§ Objective
Look at the data below and print exactly the lines from its first line through the line with "(E) -- cycle;"; the pictures stay out of the copy.

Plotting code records
════════════════

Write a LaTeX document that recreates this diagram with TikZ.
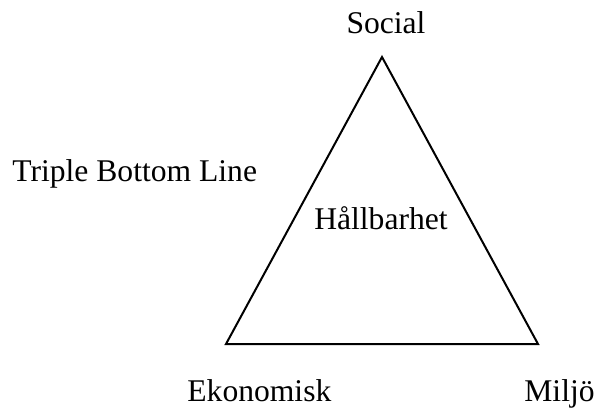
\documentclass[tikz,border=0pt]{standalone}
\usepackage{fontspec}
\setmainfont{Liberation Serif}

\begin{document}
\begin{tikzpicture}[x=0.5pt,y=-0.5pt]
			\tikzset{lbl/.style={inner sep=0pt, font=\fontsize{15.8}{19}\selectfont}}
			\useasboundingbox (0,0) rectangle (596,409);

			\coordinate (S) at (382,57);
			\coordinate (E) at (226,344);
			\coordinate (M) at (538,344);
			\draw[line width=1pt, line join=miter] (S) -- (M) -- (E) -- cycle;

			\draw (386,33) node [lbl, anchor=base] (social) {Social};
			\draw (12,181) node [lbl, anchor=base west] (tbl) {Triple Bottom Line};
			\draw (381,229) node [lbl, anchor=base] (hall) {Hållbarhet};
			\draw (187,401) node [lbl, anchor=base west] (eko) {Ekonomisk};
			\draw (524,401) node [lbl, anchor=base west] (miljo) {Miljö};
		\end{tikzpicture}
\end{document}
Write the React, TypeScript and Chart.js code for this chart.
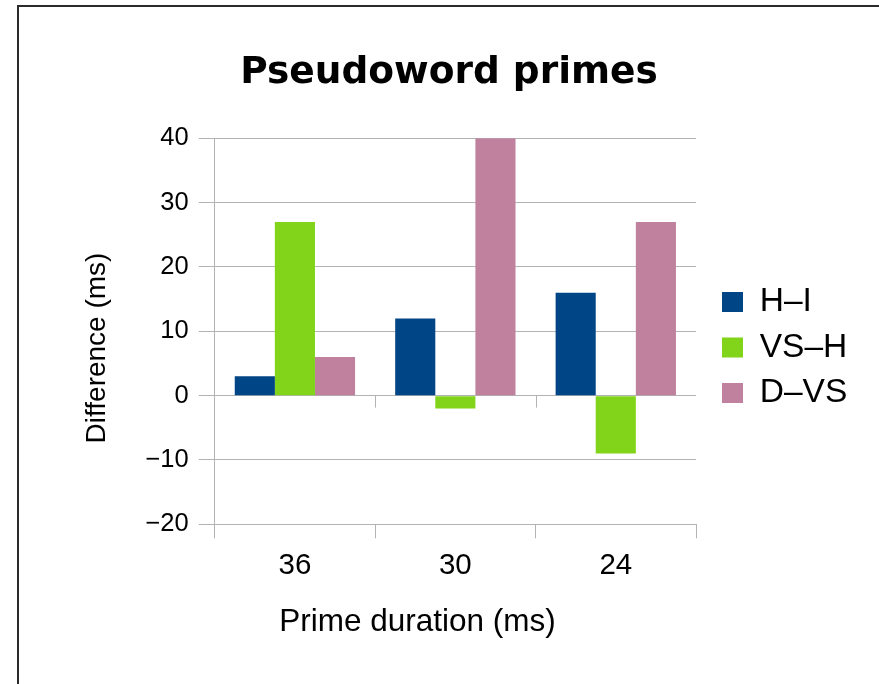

════════════════

§ Written response
Write a LaTeX document that recreates this diagram with TikZ.
\documentclass[tikz,border=0pt]{standalone}
\usepackage{fontspec}
\setmainfont{Liberation Serif}

\begin{document}
\begin{tikzpicture}[x=0.5pt,y=-0.5pt]
			\tikzset{lbl/.style={inner sep=0pt, font=\fontsize{15.8}{19}\selectfont}}
			\useasboundingbox (0,0) rectangle (596,409);

			\coordinate (S) at (382,57);
			\coordinate (E) at (226,344);
			\coordinate (M) at (538,344);
			\draw[line width=1pt, line join=miter] (S) -- (M) -- (E) -- cycle;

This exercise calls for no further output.